7 JANVIER – 13 NOVEMBRE – MARS 2016 : JOURS ET NUITS DEBOUT !

La loi El Khomry a réussi à provoquer la dynamique pour un rassemblement tant espéré. Le mouvement social en cours est éminemment politique. Il dit la colère face à un gouvernement de gauche – élu par des électeurs pour une politique de gauche – qui trahi ses engagement et il dit aussi que le patronat ne peut pas faire la loi. Le retour de la question du travail, le refus d’être salarié « corvéable et jetable à merci »est une donnée singulière de ce mouvement social qui priorise l’être humain sur les profits. Il y a indissociablement mêlé la jeunesse, les nuits debout et les mobilisations syndicales construites dans les entreprises, dans les lycées et les facultés.
Sur le mouvement « Nuit debout » il s’en écrit tant, il s’en dit tant qu’il est difficile de ne pas répéter tout ce qu’il contient de colères, de refus, de revendications et d’espérances.

Des filiations avec d’autres mouvements (Podemos – Occupy), des héritages avec d’autres périodes (1968, 1995 contre la loi Juppé, 2008 pour les retraites) sont recherchés. Il y a certes des relations à faire. L’essentiel est aussi ailleurs.
Il est nécessaire d’évoquer le lien avec les ripostes aux attentats de 2015. En cela, ce mouvement est unique. Jusqu’à ce moment-là, la déception, le sentiment de solitude, les difficultés à se rassembler pour faire converger les résistances aux régressions et les espérances en « une autre vie possible » prévalaient.

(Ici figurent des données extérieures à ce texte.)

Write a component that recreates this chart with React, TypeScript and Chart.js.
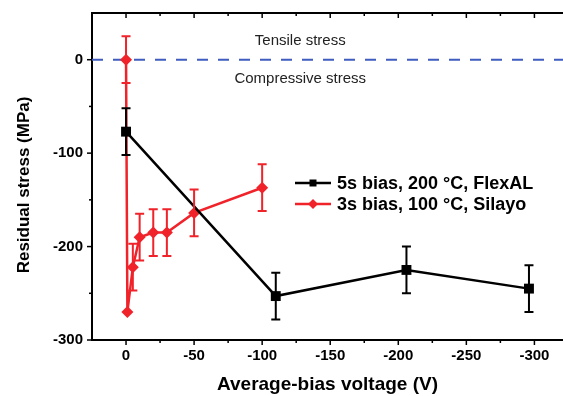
import React, { useEffect, useRef } from "react";
import { Chart, registerables } from "chart.js";

Chart.register(...registerables);

// ---------- data ----------
const blackX = [0, -110, -206, -296];
const blackY = [-77, -253, -225, -245];
const blackErr = [25, 25, 25, 25];

const redX = [0, -1, -5, -10, -20, -30, -50, -100];
const redY = [0, -270, -222, -190, -185, -185, -164, -137];
const redErr = [25, 0, 25, 25, 25, 25, 25, 25];

const seriesLabels = ["5s bias, 200 °C, FlexAL", "3s bias, 100 °C, Silayo"];
const xMajorTicks = [0, -50, -100, -150, -200, -250, -300];
const xMinorTicks = [25, -25, -75, -125, -175, -225, -275];
const yMajorTicks = [0, -100, -200, -300];
const yMinorTicks = [50, -50, -150, -250];
const regionLabels = ["Tensile stress", "Compressive stress"];
const regionLabelX = -128;
const regionLabelY = [20, -20];
const xTitle = "Average-bias voltage (V)";
const yTitle = "Residual stress (MPa)";

const BLACK = "#000000";
const RED = "#f0222a";
const BLUE = "#3f5cc0";
const FONT = "'Liberation Sans', Arial, sans-serif";

const errs = [blackErr, redErr];

const zeroPad = (s: any) => {
  s.paddingTop = 0;
  s.paddingBottom = 0;
  s.paddingLeft = 0;
  s.paddingRight = 0;
};

const decorPlugin = {
  id: "decor",
  beforeDatasetsDraw(chart: any) {
    const { ctx, chartArea: a, scales } = chart;
    const y0 = scales.y.getPixelForValue(0);
    ctx.save();
    ctx.strokeStyle = BLUE;
    ctx.lineWidth = 2;
    ctx.setLineDash([11, 10]);
    ctx.beginPath();
    ctx.moveTo(a.left, y0);
    ctx.lineTo(a.right, y0);
    ctx.stroke();
    ctx.setLineDash([]);
    ctx.fillStyle = "#222";
    ctx.font = `15px ${FONT}`;
    ctx.textAlign = "center";
    ctx.textBaseline = "middle";
    regionLabels.forEach((t, i) => {
      ctx.fillText(t, scales.x.getPixelForValue(regionLabelX), scales.y.getPixelForValue(regionLabelY[i]));
    });
    ctx.restore();
  },
  afterDatasetsDraw(chart: any) {
    const { ctx, scales } = chart;
    ctx.save();
    chart.data.datasets.forEach((ds: any, di: number) => {
      ctx.strokeStyle = ds.borderColor;
      ctx.lineWidth = 2;
      ds.data.forEach((p: any, i: number) => {
        const e = errs[di][i];
        if (!e) return;
        const px = scales.x.getPixelForValue(p.x);
        const yt = scales.y.getPixelForValue(p.y + e);
        const yb = scales.y.getPixelForValue(p.y - e);
        ctx.beginPath();
        ctx.moveTo(px, yt);
        ctx.lineTo(px, yb);
        ctx.moveTo(px - 4.5, yt);
        ctx.lineTo(px + 4.5, yt);
        ctx.moveTo(px - 4.5, yb);
        ctx.lineTo(px + 4.5, yb);
        ctx.stroke();
      });
    });
    ctx.restore();
  },
  afterDraw(chart: any) {
    const { ctx, chartArea: a, scales } = chart;
    ctx.save();
    ctx.strokeStyle = "#000";
    ctx.lineWidth = 2;
    ctx.beginPath();
    ctx.moveTo(a.left - 1, a.top);
    ctx.lineTo(a.right, a.top);
    ctx.stroke();
    ctx.lineWidth = 1.5;
    const tick = (x1: number, y1: number, x2: number, y2: number) => {
      ctx.beginPath();
      ctx.moveTo(x1, y1);
      ctx.lineTo(x2, y2);
      ctx.stroke();
    };
    xMajorTicks.forEach((v) => {
      const px = scales.x.getPixelForValue(v);
      tick(px, a.bottom, px, a.bottom + 5);
      tick(px, a.top, px, a.top + 5);
    });
    xMinorTicks.forEach((v) => {
      const px = scales.x.getPixelForValue(v);
      if (px <= a.left + 1 || px >= a.right) return;
      tick(px, a.bottom, px, a.bottom + 3);
      tick(px, a.top, px, a.top + 3);
    });
    yMajorTicks.forEach((v) => {
      const py = scales.y.getPixelForValue(v);
      tick(a.left - 5, py, a.left, py);
    });
    yMinorTicks.forEach((v) => {
      const py = scales.y.getPixelForValue(v);
      if (py <= a.top + 1) return;
      tick(a.left - 3, py, a.left, py);
    });
    ctx.save();
    ctx.translate(24, 185);
    ctx.rotate(-Math.PI / 2);
    ctx.fillStyle = "#000";
    ctx.font = `bold 17px ${FONT}`;
    ctx.textAlign = "center";
    ctx.textBaseline = "middle";
    ctx.fillText(yTitle, 0, 0);
    ctx.restore();
    const rows = [183, 204];
    chart.data.datasets.forEach((ds: any, i: number) => {
      const ly = rows[i];
      ctx.strokeStyle = ds.borderColor;
      ctx.lineWidth = 2.5;
      tick(295, ly, 331, ly);
      ctx.fillStyle = ds.borderColor;
      ctx.beginPath();
      if (ds.pointStyle === "rect") {
        ctx.rect(309.5, ly - 3.5, 7, 7);
      } else {
        ctx.moveTo(313, ly - 5);
        ctx.lineTo(318, ly);
        ctx.lineTo(313, ly + 5);
        ctx.lineTo(308, ly);
        ctx.closePath();
      }
      ctx.fill();
      ctx.fillStyle = "#000";
      ctx.font = `bold 18px ${FONT}`;
      ctx.textAlign = "left";
      ctx.textBaseline = "middle";
      ctx.fillText(seriesLabels[i], 337, ly + 1);
    });
    ctx.restore();
  },
};

export default function App() {
  const ref = useRef<HTMLCanvasElement | null>(null);
  useEffect(() => {
    if (!ref.current) return;
    const chart = new Chart(ref.current, {
      type: "line",
      data: {
        datasets: [
          {
            label: seriesLabels[0],
            data: blackX.map((x, i) => ({ x, y: blackY[i] })),
            borderColor: BLACK,
            backgroundColor: BLACK,
            borderWidth: 2.5,
            pointStyle: "rect",
            pointRadius: 7,
            pointBorderWidth: 0,
            pointBackgroundColor: BLACK,
          },
          {
            label: seriesLabels[1],
            data: redX.map((x, i) => ({ x, y: redY[i] })),
            borderColor: RED,
            backgroundColor: RED,
            borderWidth: 2.5,
            pointStyle: "rectRot",
            pointRadius: 6,
            pointBorderWidth: 0,
            pointBackgroundColor: RED,
          },
        ],
      },
      options: {
        responsive: false,
        maintainAspectRatio: false,
        animation: false,
        devicePixelRatio: 1,
        layout: { autoPadding: false, padding: { top: 13, right: 0, left: 0, bottom: 0 } },
        plugins: { legend: { display: false }, tooltip: { enabled: false } },
        scales: {
          x: {
            type: "linear",
            reverse: true,
            min: -321,
            max: 25,
            grid: { display: false, drawTicks: false },
            border: { display: true, color: "#000", width: 2 },
            afterBuildTicks: (s: any) => {
              s.ticks = xMajorTicks.map((v) => ({ value: v }));
            },
            afterFit: (s: any) => {
              s.height = 56;
              zeroPad(s);
            },
            ticks: {
              padding: 7,
              color: "#000",
              font: { family: FONT, size: 15, weight: "bold" },
              callback: (v: any) => String(v),
            },
            title: {
              display: true,
              text: xTitle,
              color: "#000",
              font: { family: FONT, size: 19, weight: "bold" },
              padding: { top: 0, bottom: 0 },
            },
          },
          y: {
            type: "linear",
            min: -300,
            max: 50,
            grid: { display: false, drawTicks: false },
            border: { display: true, color: "#000", width: 2 },
            afterBuildTicks: (s: any) => {
              s.ticks = yMajorTicks.map((v) => ({ value: v }));
            },
            afterFit: (s: any) => {
              s.width = 92;
              zeroPad(s);
            },
            ticks: {
              padding: 9,
              color: "#000",
              font: { family: FONT, size: 15, weight: "bold" },
              callback: (v: any) => String(v),
            },
          },
        },
      },
      plugins: [decorPlugin],
    } as any);
    return () => chart.destroy();
  }, []);
  return (
    <div style={{ position: "absolute", left: 0, top: 0, width: 563, height: 396, background: "#fff" }}>
      <canvas ref={ref} width={563} height={396} />
    </div>
  );
}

Et il y eu le 7 janvier, l’horreur des attentats contre Charlie Hebdo et l’hyper Casher, le 13 novembre, l’horreur des assassinats au Bataclan et dans Paris. Devant ces crimes, la France s’est levée. Les places ont été envahies pour rendre hommage aux victimes, pour se retrouver unis dans la réprobation, dans la résistance. Cette résistance, le 13novembre et les jours qui ont suivi, s’est manifestée dans le besoin de dire l’envie et la joie de vivre. Boire un verre à la terrasse des cafés, mettre le drapeau bleu blanc rouge sur son profil Facebook, ont pu sembler dérisoires, et pourtant quelque chose de profond s’est passé à ce moment-là. Vivre a repris du sens, République a rimé de nouveau avec citoyenneté. Les mots Liberté – Égalité – Fraternité sont descendus des frontons des bâtiments officiels vers les espaces publics : les places, les bars, les rues, pour être réinterrogés. Le besoin de se parler, de se redéfinir, de dessiner « une vie digne d’être vécue » a pris corps. Avec lui, celui d’être respecté, d’être pris en compte, d’être entendu. Un « JE » appelant du « NOUS » était en germe.

Il fallait une occasion pour le passage à l’acte. La proposition de déchéance de nationalité pour les binationaux a provoqué un débat profond, à l’instar de la blessure qu’elle était pour l’inégalité de traitement des citoyens devant la loi, la suspicion jetée sur une partie d’entre eux. Le rejet massif, notamment de la jeunesse de cette France du XXIᵉ siècle qui fait « mêlée » de ces histoires différentes a permis le retrait de ce projet.

La loi El Khomry fut le « trop, c’est trop ». C’est la seconde raison d’être unique de ce mouvement. Il est né dans la lutte et la mobilisation syndicale contre un projet de loi, de casse du code du travail. Ce n’est pas rien puisqu’il ne s’agit de rien de moins que de la réactivation du rapport de force de classe Capital/Travail. C’est une mobilisation contre un projet gouvernemental adapté aux besoins du capital.

Ce « Mouvement-moment unique »se lève dans un moment de crise sociale, économique et politique inédite. Ce mouvement, face à cette crise globale, se réapproprie la politique. Il pense au-delà de 2017.

Les partis politiques confrontés à cette échéance, puisque c’est leur fonction, ont à puiser dans la mobilisation actuelle et dans les revendications du mouvement social une nouvelle manière d’être, de faire, une nouvelle façon d’être disponible, de se mettre à disposition du mouvement pour traduire dans les actes ces appels à changer de société. Et c’est dans cette écoute là que l’on mesurera que le clivage gauche/droite existe bel et bien.